Itron’s Total Services boxes up the metering, communications, and meter data management, along with analytics, in a fully managed offering.  In other words, Itron will not only turn the knobs, but will also respond to the information coming in.  Texas New Mexico Power (TNMP) in Lewisville, Texas engaged Itron to provide meter data analytics for its 230,000 meters earlier this year.

TNMP told me that “a smart meter can trigger hundreds of alarms; our staff may not have the expertise to best respond, whereas Itron’s analysts do have that proficiency.”  TNMP is also working with ABB’s Ventyx unit for an outage management system (OMS) that will be hosted and administered by Ventyx.

Hefty Growth Ahead

Navigant Research’s report, Smart Grid as a Service, forecasts that the SGaaS market will grow strongly over the next decade.  Our forecast includes a host of managed services for utilities, including home energy management, advanced metering infrastructure (AMI), distribution and substation automation communications, asset management and condition monitoring, demand response, and software solutions and analytics.  We expect to see a $1.7 billion market in 2014 growing to more than $11 billion in 2023.  Software solutions and analytics sold under a software as a service (SaaS) model are the largest category of SGaaS spending today, followed by AMI managed services.

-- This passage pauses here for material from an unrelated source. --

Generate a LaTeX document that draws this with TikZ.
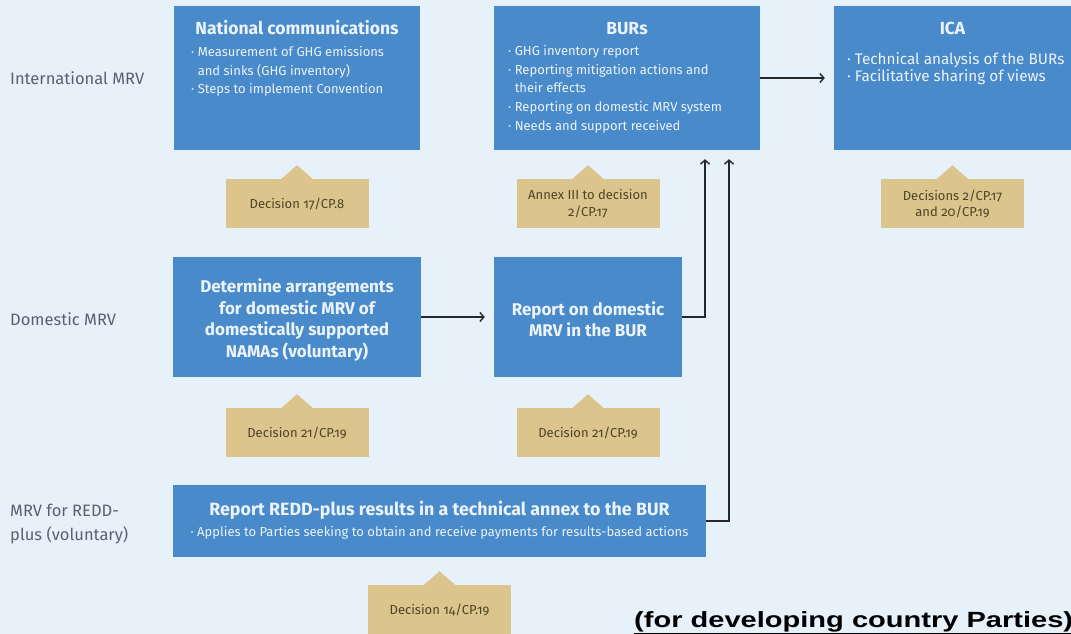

Annual SGaaS Revenue by Category, World Markets: 2014-2023

 

(Source: Navigant Research)

Challenges to the model do remain, however.  Most notably, the rate of return model that most investor-owned utilities work under encourages them to make their own capital and personnel investments.  But for smaller utilities (e.g., cooperatives and municipals here in the United States), the speed with which solutions can be deployed, and the absence of large upfront investment, will be attractive.